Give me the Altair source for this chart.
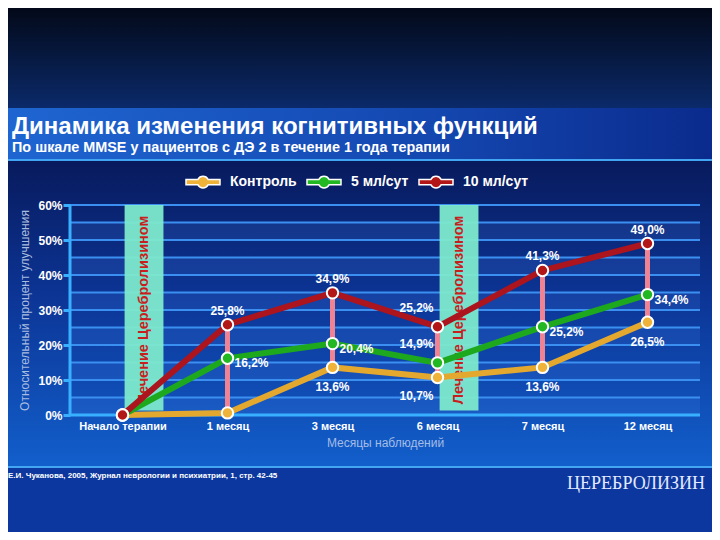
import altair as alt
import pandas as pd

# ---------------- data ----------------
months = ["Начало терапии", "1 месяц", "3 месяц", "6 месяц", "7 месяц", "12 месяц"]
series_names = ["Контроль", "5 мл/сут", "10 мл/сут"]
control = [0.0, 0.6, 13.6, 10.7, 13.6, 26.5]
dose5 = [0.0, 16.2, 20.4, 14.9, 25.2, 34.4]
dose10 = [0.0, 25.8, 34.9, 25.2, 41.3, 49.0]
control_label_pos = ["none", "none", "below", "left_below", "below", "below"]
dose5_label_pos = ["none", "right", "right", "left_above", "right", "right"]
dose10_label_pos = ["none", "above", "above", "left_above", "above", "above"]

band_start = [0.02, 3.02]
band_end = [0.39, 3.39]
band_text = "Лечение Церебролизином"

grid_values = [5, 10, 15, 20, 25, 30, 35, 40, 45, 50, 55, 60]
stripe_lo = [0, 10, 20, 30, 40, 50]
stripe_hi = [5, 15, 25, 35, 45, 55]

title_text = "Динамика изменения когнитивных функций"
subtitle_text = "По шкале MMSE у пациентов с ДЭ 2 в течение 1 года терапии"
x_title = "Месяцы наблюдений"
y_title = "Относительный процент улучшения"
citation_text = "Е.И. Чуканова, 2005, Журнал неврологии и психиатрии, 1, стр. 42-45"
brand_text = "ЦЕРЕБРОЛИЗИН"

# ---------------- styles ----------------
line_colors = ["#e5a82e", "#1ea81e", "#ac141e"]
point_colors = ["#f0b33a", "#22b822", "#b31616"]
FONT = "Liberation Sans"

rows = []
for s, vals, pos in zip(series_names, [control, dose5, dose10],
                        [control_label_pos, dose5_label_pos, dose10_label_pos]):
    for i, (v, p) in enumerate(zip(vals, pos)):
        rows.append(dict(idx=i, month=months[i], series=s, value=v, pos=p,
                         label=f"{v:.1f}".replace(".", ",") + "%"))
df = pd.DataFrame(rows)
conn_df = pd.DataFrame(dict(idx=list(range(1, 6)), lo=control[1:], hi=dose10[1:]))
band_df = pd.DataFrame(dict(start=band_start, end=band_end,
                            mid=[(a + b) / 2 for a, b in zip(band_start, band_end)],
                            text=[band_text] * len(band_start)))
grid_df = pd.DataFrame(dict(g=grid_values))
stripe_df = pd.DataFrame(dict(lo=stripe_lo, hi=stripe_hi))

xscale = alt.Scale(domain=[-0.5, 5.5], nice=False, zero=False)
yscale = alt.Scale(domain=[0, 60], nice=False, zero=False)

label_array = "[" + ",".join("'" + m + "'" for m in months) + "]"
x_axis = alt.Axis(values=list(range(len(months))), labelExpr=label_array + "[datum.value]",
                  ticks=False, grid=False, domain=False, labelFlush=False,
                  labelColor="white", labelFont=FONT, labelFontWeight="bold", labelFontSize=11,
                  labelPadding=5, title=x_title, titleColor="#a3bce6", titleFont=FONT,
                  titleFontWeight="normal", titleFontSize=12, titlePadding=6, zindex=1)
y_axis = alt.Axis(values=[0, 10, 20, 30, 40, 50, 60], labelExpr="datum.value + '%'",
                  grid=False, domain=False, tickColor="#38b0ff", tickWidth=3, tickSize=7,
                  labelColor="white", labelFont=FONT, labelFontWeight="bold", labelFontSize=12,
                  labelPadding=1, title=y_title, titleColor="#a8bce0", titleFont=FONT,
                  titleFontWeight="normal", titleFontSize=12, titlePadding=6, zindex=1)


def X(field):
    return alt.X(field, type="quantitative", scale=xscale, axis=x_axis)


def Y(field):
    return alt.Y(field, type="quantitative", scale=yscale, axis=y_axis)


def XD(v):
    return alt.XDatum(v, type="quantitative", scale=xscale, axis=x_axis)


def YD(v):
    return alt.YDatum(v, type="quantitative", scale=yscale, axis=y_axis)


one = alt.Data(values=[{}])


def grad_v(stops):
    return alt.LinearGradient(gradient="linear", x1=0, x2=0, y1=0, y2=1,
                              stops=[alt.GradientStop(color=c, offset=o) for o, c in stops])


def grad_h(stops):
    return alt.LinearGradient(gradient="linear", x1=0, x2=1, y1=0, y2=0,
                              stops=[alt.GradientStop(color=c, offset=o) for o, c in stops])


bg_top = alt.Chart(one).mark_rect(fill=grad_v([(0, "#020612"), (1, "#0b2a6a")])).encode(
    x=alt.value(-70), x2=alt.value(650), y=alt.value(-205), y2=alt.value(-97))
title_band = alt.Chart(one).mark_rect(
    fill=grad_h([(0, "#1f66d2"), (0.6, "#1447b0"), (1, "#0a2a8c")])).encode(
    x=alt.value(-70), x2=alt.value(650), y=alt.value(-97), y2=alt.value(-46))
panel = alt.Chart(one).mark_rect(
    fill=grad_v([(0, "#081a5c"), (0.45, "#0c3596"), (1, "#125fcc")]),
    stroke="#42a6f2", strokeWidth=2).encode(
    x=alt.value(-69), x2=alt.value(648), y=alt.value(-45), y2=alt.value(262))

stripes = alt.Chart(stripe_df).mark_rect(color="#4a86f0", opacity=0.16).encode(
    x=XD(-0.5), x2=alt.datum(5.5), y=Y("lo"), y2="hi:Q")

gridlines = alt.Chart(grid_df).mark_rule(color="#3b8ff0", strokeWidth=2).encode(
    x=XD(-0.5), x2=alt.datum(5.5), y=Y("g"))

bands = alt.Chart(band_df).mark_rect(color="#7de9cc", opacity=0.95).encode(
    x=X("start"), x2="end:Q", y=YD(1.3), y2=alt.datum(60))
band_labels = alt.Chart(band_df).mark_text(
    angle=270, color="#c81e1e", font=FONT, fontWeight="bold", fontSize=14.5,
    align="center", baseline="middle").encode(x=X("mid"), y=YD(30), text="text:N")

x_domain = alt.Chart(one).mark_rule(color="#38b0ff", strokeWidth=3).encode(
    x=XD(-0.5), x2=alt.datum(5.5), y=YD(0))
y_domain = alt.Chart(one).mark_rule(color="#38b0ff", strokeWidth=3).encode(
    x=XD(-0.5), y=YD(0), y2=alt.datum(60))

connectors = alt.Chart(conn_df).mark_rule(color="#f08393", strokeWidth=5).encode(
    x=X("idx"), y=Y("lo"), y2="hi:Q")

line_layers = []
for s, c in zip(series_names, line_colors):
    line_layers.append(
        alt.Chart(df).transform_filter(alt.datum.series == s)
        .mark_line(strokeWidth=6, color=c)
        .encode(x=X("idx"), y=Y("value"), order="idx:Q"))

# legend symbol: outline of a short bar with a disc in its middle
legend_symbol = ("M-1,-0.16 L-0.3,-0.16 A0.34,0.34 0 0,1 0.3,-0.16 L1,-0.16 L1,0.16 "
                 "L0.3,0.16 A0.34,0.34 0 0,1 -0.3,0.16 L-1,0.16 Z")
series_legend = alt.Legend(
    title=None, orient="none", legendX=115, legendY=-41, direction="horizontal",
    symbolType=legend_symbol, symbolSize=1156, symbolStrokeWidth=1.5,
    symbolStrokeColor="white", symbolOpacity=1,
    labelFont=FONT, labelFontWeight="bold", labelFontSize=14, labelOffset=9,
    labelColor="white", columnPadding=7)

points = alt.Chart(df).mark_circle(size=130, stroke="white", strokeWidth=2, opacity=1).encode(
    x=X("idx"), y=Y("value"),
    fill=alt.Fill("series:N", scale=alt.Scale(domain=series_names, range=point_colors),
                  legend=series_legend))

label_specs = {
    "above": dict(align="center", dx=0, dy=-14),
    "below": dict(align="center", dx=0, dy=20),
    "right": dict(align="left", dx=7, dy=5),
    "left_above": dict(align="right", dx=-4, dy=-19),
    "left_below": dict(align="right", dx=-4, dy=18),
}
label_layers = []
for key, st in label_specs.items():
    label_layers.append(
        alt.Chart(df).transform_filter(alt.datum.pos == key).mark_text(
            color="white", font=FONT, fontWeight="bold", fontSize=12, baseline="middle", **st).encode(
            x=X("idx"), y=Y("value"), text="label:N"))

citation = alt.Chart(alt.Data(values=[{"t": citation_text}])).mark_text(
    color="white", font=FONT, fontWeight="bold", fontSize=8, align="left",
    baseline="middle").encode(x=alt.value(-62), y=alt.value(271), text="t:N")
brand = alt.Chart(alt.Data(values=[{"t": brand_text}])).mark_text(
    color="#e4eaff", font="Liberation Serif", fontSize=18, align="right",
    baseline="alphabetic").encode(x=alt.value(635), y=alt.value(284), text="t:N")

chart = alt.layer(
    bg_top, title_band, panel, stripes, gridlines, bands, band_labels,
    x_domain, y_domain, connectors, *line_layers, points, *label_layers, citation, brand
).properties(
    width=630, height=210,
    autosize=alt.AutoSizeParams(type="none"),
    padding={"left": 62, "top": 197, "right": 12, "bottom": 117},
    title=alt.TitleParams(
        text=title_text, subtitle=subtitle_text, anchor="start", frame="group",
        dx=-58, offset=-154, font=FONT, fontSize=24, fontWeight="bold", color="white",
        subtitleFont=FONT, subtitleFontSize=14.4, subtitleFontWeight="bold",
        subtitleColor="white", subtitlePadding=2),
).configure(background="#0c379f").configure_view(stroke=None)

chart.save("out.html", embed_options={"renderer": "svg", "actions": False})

================================

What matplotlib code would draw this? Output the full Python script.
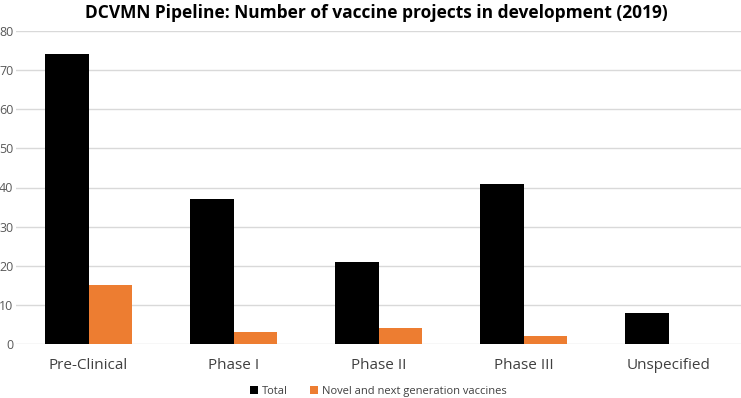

================================

TASK BRIEF — Give back only the lines from the one holding "Give me the Altair source for this chart." through the one holding "import pandas as pd", both kept, exactly as written. Omit the images.

ANSWER FOR THIS EXERCISE —
Give me the Altair source for this chart.
import altair as alt
import pandas as pd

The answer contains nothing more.